==== MATERIAL SHOWN

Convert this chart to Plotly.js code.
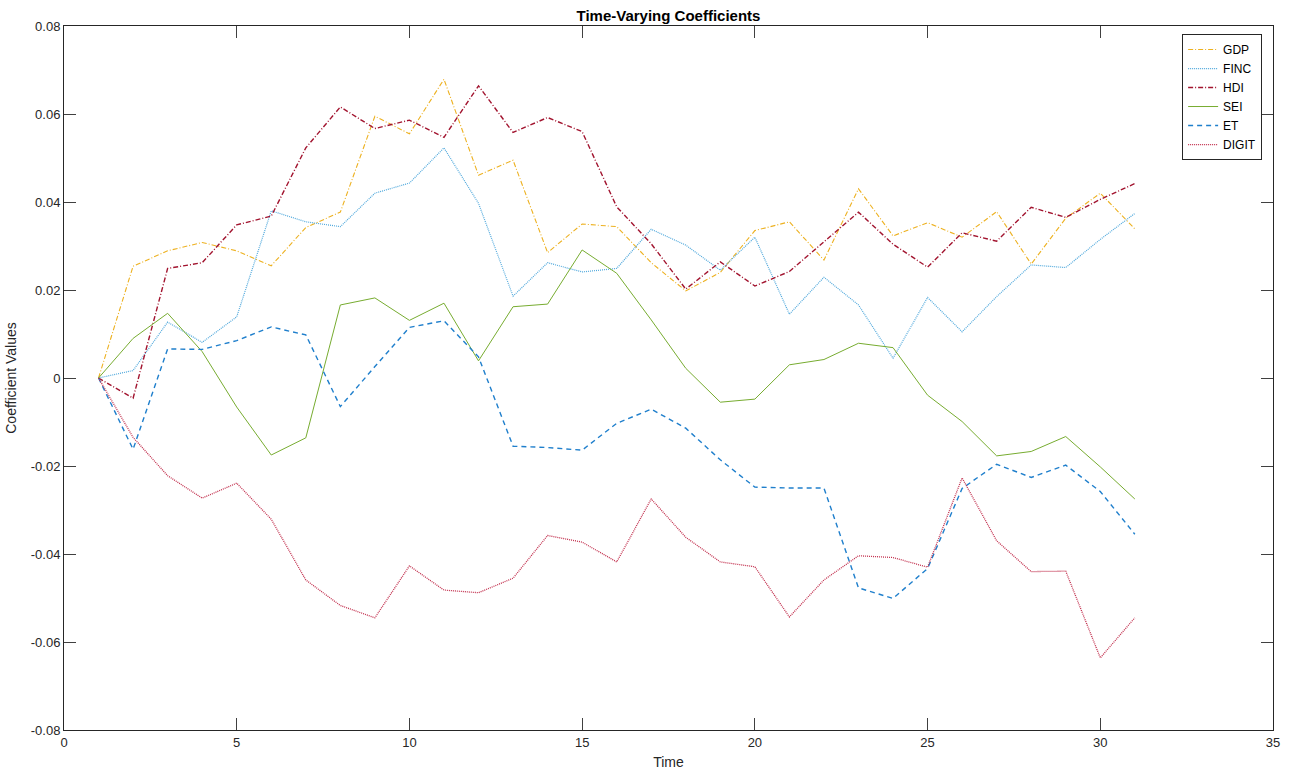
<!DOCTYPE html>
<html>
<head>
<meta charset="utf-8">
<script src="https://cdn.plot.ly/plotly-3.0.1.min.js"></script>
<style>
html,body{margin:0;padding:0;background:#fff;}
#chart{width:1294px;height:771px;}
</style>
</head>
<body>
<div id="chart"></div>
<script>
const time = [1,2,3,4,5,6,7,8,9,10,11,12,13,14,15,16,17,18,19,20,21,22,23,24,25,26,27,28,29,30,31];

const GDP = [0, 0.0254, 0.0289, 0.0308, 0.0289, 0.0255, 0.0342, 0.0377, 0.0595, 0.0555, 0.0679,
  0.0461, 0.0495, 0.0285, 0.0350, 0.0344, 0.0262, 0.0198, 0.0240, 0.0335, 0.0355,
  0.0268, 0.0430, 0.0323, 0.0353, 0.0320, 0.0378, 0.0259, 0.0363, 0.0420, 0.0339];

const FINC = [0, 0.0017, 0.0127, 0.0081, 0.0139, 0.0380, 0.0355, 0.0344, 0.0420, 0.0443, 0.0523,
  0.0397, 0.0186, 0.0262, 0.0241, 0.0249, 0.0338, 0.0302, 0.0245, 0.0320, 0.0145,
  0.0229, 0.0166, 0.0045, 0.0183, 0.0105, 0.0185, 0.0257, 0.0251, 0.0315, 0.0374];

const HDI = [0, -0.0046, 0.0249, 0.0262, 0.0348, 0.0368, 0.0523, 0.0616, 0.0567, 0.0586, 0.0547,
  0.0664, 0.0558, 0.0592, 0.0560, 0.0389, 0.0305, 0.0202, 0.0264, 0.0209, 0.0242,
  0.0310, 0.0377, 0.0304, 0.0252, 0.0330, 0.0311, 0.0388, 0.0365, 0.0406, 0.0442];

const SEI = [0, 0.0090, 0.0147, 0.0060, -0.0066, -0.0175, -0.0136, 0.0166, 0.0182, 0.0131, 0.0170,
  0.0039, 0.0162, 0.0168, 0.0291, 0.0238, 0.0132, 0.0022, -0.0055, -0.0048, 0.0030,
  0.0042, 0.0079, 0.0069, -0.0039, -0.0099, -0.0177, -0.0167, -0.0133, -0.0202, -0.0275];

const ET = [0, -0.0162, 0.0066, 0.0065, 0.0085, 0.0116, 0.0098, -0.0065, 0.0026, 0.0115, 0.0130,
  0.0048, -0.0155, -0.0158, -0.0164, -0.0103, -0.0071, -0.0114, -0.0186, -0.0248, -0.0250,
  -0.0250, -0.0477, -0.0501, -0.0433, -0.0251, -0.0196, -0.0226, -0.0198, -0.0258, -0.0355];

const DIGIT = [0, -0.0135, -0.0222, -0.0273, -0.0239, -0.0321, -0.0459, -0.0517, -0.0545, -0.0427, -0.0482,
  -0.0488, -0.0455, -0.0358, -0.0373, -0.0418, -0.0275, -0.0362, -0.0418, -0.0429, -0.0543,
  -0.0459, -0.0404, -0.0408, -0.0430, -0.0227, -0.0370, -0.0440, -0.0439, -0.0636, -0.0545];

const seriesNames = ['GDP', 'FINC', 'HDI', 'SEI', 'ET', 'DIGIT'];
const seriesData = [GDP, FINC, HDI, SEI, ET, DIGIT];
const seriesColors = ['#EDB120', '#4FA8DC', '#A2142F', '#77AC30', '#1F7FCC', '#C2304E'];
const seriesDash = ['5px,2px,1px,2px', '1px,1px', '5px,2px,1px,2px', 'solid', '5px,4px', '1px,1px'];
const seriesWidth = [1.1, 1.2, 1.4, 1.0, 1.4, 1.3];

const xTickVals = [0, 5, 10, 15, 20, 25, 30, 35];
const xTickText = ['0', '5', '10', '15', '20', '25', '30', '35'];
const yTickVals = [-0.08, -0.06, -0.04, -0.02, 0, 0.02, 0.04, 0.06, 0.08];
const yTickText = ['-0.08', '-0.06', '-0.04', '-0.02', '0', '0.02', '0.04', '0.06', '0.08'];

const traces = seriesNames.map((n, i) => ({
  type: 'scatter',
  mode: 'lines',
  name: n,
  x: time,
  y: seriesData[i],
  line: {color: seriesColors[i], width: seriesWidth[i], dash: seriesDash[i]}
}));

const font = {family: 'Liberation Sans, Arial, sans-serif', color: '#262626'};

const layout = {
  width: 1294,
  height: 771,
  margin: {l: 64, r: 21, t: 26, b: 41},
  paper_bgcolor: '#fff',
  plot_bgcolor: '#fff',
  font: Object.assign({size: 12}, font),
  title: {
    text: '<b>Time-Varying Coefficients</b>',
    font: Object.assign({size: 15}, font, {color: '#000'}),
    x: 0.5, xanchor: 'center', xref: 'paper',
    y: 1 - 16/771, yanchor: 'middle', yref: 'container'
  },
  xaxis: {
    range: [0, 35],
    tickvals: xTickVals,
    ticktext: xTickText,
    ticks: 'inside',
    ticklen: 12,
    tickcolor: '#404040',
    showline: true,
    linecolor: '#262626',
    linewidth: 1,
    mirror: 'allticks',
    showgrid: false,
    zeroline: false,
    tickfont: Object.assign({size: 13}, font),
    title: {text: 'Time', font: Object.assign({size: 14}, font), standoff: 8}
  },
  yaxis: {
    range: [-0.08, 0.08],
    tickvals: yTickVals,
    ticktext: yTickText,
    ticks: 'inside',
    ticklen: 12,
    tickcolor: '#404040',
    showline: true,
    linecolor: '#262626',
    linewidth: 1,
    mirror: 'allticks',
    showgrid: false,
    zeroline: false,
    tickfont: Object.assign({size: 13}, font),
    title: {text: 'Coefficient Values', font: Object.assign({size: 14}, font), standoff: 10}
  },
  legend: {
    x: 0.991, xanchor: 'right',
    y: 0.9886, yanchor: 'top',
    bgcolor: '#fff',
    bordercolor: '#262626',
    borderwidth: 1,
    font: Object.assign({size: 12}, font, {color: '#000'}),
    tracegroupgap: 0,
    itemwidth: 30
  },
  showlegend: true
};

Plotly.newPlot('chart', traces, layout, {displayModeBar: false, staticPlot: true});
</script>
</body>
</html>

========
==== MATERIAL SHOWN

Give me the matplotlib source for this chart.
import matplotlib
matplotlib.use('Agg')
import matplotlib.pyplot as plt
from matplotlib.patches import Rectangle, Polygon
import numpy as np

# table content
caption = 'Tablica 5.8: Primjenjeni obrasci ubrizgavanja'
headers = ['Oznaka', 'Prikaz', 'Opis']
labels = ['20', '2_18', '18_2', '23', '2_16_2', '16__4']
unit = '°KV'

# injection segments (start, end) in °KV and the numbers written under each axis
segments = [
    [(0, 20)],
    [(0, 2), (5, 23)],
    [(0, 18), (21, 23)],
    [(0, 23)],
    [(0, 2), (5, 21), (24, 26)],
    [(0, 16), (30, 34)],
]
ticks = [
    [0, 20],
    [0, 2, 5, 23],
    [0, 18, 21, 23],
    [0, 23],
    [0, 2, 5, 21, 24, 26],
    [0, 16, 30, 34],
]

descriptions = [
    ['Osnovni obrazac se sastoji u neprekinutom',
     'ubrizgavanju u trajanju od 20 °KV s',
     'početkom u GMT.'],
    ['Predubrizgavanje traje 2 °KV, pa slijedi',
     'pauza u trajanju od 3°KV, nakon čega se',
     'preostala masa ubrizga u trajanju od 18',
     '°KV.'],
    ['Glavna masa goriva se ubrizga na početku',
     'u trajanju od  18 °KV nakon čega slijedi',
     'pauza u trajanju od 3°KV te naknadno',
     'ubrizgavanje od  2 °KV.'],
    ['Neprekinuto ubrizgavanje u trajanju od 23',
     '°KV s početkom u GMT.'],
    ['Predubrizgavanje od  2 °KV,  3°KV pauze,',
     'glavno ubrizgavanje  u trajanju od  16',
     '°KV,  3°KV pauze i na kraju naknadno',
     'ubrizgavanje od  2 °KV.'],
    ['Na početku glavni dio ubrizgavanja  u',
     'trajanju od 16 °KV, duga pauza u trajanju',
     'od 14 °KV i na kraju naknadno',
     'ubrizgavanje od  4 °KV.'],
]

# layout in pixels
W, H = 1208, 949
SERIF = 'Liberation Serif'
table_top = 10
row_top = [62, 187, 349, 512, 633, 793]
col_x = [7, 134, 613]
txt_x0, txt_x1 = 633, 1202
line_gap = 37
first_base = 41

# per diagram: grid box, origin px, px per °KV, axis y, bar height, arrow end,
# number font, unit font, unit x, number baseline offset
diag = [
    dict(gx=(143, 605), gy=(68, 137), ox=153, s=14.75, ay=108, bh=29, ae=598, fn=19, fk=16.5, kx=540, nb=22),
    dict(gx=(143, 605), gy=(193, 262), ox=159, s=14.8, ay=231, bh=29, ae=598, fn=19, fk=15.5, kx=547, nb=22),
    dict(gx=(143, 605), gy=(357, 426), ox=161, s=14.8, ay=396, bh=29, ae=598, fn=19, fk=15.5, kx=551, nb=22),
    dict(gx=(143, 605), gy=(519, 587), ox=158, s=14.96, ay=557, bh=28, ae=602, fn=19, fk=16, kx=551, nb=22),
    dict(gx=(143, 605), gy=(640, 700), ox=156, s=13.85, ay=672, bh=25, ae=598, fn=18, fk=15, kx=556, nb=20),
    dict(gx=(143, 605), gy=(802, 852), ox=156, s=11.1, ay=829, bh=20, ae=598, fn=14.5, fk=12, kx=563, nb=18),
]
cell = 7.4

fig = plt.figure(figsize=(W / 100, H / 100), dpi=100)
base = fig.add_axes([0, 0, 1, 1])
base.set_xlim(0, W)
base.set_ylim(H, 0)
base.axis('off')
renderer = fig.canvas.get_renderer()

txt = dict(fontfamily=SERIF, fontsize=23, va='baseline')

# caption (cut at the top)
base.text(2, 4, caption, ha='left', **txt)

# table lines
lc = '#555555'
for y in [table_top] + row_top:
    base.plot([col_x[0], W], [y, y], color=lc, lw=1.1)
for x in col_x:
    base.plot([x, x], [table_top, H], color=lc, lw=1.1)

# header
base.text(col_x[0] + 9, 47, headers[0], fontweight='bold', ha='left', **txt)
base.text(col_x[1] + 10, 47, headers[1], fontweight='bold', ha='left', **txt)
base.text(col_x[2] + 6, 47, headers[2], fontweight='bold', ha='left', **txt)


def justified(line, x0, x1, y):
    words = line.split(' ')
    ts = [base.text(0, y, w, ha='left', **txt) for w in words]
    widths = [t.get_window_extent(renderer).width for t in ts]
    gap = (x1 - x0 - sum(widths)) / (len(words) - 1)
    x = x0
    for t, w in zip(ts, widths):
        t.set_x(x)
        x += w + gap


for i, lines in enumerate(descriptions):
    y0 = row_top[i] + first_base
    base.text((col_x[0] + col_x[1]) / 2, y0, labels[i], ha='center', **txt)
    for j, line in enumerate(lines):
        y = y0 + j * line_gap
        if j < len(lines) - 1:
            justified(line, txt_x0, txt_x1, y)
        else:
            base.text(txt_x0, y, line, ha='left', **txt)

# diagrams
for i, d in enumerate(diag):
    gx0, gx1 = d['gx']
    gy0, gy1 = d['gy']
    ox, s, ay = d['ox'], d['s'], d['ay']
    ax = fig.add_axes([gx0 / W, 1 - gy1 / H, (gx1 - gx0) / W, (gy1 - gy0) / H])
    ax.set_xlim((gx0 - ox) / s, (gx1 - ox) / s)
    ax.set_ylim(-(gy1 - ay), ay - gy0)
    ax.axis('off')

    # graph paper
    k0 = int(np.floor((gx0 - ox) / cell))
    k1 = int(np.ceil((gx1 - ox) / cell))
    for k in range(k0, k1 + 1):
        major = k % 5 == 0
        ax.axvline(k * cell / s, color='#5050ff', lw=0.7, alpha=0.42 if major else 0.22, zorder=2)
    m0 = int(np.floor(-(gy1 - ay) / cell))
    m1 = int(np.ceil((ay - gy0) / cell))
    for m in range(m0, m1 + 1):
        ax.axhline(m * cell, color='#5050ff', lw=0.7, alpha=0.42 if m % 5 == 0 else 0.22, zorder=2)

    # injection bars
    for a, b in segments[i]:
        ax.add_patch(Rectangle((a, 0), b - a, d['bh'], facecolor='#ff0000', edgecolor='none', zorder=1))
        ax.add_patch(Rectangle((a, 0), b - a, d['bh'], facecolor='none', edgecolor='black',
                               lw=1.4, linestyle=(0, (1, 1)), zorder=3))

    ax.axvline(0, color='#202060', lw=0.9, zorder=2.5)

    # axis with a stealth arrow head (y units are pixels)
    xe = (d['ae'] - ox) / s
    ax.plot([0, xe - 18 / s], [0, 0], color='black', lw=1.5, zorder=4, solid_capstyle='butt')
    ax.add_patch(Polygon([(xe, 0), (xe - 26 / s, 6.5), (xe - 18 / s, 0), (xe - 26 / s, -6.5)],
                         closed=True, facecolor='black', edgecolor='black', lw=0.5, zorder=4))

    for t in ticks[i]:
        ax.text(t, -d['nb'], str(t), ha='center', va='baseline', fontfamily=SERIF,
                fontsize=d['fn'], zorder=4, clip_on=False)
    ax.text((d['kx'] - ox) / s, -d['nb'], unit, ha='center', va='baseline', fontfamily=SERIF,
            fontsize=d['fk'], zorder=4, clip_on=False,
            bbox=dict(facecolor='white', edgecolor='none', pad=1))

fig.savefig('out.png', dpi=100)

========

**THE TASK:** The lines to reproduce run from the one above containing "Convert this chart to Plotly.js code." through the one containing "-0.0439, -0.0636, -0.0545];". Copy them exactly and leave out all pictures.

**OUTPUT FOR THIS EXERCISE:**
Convert this chart to Plotly.js code.
<!DOCTYPE html>
<html>
<head>
<meta charset="utf-8">
<script src="https://cdn.plot.ly/plotly-3.0.1.min.js"></script>
<style>
html,body{margin:0;padding:0;background:#fff;}
#chart{width:1294px;height:771px;}
</style>
</head>
<body>
<div id="chart"></div>
<script>
const time = [1,2,3,4,5,6,7,8,9,10,11,12,13,14,15,16,17,18,19,20,21,22,23,24,25,26,27,28,29,30,31];

const GDP = [0, 0.0254, 0.0289, 0.0308, 0.0289, 0.0255, 0.0342, 0.0377, 0.0595, 0.0555, 0.0679,
  0.0461, 0.0495, 0.0285, 0.0350, 0.0344, 0.0262, 0.0198, 0.0240, 0.0335, 0.0355,
  0.0268, 0.0430, 0.0323, 0.0353, 0.0320, 0.0378, 0.0259, 0.0363, 0.0420, 0.0339];

const FINC = [0, 0.0017, 0.0127, 0.0081, 0.0139, 0.0380, 0.0355, 0.0344, 0.0420, 0.0443, 0.0523,
  0.0397, 0.0186, 0.0262, 0.0241, 0.0249, 0.0338, 0.0302, 0.0245, 0.0320, 0.0145,
  0.0229, 0.0166, 0.0045, 0.0183, 0.0105, 0.0185, 0.0257, 0.0251, 0.0315, 0.0374];

const HDI = [0, -0.0046, 0.0249, 0.0262, 0.0348, 0.0368, 0.0523, 0.0616, 0.0567, 0.0586, 0.0547,
  0.0664, 0.0558, 0.0592, 0.0560, 0.0389, 0.0305, 0.0202, 0.0264, 0.0209, 0.0242,
  0.0310, 0.0377, 0.0304, 0.0252, 0.0330, 0.0311, 0.0388, 0.0365, 0.0406, 0.0442];

const SEI = [0, 0.0090, 0.0147, 0.0060, -0.0066, -0.0175, -0.0136, 0.0166, 0.0182, 0.0131, 0.0170,
  0.0039, 0.0162, 0.0168, 0.0291, 0.0238, 0.0132, 0.0022, -0.0055, -0.0048, 0.0030,
  0.0042, 0.0079, 0.0069, -0.0039, -0.0099, -0.0177, -0.0167, -0.0133, -0.0202, -0.0275];

const ET = [0, -0.0162, 0.0066, 0.0065, 0.0085, 0.0116, 0.0098, -0.0065, 0.0026, 0.0115, 0.0130,
  0.0048, -0.0155, -0.0158, -0.0164, -0.0103, -0.0071, -0.0114, -0.0186, -0.0248, -0.0250,
  -0.0250, -0.0477, -0.0501, -0.0433, -0.0251, -0.0196, -0.0226, -0.0198, -0.0258, -0.0355];

const DIGIT = [0, -0.0135, -0.0222, -0.0273, -0.0239, -0.0321, -0.0459, -0.0517, -0.0545, -0.0427, -0.0482,
  -0.0488, -0.0455, -0.0358, -0.0373, -0.0418, -0.0275, -0.0362, -0.0418, -0.0429, -0.0543,
  -0.0459, -0.0404, -0.0408, -0.0430, -0.0227, -0.0370, -0.0440, -0.0439, -0.0636, -0.0545];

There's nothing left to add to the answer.